→ **What you are asked to do**
Reproduce every line in the listing that contains the word "this".

→ **Data excerpts**

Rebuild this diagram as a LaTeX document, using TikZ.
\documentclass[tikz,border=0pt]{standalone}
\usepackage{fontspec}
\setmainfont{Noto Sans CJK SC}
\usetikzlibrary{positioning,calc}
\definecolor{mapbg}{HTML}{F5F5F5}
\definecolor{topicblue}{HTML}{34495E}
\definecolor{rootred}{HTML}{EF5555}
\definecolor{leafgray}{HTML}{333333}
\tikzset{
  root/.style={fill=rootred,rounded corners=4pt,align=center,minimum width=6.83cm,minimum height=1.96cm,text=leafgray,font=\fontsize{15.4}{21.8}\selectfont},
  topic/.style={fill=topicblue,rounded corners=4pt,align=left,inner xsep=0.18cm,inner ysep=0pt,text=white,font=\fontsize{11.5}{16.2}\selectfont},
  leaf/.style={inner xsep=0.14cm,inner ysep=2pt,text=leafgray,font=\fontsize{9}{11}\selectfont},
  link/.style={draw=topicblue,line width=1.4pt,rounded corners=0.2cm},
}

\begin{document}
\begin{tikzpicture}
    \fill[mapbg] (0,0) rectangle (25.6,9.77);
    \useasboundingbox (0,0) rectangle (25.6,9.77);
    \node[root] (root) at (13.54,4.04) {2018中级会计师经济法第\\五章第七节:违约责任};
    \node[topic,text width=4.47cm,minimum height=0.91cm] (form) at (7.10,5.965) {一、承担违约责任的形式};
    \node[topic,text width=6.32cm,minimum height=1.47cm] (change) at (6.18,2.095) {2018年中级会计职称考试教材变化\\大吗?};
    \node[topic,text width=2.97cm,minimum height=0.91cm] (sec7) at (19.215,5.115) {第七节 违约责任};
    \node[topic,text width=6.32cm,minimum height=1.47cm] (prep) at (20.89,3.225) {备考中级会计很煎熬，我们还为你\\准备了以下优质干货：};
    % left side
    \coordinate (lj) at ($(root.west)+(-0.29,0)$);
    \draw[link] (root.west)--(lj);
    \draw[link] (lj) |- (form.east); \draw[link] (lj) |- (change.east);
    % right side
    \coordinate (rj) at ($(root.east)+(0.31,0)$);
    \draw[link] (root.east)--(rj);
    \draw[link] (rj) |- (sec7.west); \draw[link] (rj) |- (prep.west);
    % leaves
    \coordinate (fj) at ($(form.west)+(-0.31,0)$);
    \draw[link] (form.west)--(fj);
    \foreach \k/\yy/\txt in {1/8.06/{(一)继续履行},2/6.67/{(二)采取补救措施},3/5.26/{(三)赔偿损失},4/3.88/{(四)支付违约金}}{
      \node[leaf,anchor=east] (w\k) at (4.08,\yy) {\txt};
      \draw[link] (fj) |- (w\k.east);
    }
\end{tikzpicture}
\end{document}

* * *

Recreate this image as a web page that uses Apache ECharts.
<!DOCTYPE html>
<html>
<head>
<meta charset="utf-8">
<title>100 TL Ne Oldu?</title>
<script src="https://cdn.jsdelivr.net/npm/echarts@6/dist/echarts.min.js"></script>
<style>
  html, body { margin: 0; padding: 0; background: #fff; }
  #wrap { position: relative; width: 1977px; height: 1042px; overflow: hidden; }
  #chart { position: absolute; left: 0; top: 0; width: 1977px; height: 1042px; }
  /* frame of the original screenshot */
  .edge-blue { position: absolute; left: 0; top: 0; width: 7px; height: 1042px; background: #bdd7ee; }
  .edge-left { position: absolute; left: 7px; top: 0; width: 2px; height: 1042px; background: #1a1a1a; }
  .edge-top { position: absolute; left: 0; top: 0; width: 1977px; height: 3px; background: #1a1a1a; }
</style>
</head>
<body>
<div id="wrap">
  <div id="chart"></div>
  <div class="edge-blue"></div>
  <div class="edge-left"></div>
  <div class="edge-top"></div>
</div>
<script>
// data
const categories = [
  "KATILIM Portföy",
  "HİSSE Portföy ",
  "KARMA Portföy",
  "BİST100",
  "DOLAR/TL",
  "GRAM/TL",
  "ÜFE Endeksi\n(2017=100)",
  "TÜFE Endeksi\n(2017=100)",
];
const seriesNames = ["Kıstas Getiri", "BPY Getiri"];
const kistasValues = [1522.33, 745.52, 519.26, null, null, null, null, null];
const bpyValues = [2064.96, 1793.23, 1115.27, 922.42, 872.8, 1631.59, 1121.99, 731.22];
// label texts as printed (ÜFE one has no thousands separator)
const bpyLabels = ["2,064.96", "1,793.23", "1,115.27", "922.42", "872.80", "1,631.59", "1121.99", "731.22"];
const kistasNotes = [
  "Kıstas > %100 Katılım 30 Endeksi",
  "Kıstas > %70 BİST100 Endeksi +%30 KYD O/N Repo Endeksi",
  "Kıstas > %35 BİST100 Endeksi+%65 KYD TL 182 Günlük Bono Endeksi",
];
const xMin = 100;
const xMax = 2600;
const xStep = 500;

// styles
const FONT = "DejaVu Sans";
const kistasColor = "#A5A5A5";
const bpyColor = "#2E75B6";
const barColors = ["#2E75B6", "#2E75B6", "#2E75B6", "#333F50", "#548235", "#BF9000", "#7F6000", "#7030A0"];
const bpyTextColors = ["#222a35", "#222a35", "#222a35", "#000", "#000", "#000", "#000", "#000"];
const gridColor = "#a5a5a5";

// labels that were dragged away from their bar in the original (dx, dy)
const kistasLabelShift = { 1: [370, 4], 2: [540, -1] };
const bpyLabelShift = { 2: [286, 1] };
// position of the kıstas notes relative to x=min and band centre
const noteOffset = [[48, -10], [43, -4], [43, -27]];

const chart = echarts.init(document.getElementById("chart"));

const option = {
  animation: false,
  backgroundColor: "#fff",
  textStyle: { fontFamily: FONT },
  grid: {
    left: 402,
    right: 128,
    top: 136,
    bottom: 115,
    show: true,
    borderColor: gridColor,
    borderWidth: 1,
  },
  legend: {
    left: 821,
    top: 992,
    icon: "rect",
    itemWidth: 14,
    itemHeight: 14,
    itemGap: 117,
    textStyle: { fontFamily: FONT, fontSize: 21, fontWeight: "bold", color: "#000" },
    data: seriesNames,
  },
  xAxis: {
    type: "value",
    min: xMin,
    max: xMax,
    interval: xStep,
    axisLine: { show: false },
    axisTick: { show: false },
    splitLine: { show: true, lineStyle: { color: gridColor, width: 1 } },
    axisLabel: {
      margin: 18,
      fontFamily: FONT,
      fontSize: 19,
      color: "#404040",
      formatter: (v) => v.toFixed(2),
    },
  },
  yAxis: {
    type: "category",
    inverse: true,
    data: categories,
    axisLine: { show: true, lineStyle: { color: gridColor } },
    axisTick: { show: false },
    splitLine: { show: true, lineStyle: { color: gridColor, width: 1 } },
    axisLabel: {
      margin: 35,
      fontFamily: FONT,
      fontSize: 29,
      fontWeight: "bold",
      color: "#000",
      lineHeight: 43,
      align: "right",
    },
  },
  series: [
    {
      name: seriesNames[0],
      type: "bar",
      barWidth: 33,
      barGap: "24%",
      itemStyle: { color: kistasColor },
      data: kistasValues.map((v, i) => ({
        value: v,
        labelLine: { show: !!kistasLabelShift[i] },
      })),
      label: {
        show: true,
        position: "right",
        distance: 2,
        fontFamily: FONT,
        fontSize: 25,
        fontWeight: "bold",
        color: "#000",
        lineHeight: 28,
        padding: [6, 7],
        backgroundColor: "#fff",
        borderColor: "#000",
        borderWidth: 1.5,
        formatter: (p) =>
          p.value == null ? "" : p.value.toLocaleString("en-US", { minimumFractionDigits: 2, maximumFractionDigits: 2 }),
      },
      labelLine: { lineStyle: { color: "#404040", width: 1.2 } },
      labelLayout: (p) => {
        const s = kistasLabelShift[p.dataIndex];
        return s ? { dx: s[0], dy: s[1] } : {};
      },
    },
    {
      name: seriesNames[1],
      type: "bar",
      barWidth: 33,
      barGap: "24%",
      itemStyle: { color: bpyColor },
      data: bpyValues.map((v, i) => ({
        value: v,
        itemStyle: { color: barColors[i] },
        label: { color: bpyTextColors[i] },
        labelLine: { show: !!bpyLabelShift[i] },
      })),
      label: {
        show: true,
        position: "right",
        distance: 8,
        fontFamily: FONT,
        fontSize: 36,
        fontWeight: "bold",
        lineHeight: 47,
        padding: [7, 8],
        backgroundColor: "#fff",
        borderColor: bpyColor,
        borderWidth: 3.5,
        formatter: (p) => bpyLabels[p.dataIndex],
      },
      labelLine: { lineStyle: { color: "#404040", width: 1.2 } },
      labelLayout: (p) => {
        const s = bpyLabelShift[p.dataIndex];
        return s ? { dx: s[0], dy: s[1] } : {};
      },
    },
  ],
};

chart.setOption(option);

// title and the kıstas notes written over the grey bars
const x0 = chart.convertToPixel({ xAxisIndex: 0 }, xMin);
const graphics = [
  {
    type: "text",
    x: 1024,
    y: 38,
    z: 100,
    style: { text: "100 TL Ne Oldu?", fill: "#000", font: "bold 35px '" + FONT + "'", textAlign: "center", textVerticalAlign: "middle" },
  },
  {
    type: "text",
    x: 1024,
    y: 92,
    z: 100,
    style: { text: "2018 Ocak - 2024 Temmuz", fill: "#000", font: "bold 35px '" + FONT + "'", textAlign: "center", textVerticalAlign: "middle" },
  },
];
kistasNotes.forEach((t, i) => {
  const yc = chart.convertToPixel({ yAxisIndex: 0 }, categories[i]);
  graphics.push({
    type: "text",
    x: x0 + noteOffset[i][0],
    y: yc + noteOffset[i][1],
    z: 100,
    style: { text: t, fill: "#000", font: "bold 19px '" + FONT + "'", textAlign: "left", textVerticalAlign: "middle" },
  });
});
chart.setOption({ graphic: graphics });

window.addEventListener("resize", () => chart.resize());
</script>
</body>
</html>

---

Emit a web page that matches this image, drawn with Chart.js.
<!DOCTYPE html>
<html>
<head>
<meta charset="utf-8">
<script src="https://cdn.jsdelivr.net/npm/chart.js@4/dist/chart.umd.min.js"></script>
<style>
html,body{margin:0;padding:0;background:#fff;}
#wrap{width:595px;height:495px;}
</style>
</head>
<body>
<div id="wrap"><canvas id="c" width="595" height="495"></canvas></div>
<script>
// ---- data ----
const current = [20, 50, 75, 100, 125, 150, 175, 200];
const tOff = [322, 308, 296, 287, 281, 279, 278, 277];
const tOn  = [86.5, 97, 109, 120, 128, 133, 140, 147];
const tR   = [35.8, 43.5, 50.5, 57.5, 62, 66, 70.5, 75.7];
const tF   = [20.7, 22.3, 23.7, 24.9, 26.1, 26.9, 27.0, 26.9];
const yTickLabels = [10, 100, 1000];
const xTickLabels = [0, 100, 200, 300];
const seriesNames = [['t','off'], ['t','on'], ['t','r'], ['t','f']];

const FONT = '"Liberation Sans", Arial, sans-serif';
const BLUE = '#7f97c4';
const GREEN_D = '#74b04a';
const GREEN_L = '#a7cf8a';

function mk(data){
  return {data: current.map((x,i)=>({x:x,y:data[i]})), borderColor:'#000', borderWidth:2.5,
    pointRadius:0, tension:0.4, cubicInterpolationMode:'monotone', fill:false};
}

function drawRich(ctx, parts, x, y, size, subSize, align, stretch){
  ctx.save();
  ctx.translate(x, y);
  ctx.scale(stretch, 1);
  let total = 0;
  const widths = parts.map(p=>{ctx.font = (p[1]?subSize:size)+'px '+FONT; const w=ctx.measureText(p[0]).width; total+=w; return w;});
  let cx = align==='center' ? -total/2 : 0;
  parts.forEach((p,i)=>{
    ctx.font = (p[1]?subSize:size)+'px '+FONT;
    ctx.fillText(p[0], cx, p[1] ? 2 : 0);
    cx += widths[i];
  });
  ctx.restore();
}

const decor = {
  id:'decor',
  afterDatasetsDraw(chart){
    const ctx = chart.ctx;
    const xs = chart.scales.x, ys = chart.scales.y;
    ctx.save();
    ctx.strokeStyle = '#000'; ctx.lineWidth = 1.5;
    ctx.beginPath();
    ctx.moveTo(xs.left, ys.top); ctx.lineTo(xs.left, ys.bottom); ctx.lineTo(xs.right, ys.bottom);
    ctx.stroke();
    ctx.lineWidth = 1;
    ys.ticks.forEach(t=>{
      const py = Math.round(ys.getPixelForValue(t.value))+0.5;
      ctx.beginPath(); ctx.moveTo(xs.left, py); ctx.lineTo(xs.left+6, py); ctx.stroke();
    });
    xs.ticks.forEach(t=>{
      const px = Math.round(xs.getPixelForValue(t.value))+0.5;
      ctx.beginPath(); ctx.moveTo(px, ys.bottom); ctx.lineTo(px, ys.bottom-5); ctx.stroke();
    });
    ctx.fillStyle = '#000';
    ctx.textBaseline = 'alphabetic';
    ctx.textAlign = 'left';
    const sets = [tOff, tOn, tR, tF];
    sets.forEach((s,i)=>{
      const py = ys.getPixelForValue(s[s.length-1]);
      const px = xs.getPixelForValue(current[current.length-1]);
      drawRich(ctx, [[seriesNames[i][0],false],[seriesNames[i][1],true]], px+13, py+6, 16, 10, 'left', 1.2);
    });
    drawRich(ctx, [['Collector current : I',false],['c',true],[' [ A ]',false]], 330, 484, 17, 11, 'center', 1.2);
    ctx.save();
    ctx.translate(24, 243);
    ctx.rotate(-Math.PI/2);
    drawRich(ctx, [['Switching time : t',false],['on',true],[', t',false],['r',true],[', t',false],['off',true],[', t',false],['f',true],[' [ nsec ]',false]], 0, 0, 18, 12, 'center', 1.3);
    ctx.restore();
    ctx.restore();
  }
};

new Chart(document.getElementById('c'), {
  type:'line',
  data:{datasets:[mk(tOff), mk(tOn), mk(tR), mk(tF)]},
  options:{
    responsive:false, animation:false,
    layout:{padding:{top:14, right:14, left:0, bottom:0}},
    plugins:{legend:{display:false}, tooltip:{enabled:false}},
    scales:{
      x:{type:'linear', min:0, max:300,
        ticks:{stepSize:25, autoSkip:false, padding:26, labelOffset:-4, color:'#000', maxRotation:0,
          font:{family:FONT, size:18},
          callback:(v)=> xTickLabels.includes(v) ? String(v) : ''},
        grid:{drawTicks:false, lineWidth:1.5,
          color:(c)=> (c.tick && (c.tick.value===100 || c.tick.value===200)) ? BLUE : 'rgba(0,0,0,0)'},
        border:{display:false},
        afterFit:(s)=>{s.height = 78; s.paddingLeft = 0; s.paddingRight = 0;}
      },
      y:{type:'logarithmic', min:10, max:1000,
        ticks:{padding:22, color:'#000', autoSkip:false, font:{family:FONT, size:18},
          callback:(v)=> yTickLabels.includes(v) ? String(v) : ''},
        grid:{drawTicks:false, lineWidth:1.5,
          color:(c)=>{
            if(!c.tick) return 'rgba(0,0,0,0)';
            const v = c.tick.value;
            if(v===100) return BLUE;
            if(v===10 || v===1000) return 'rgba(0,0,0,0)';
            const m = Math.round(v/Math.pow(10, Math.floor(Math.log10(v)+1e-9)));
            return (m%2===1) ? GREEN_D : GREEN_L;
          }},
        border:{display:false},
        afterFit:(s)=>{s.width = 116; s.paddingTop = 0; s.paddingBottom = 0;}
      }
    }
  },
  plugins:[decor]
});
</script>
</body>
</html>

→ **Response**
Rebuild this diagram as a LaTeX document, using TikZ.
Recreate this image as a web page that uses Apache ECharts.
Emit a web page that matches this image, drawn with Chart.js.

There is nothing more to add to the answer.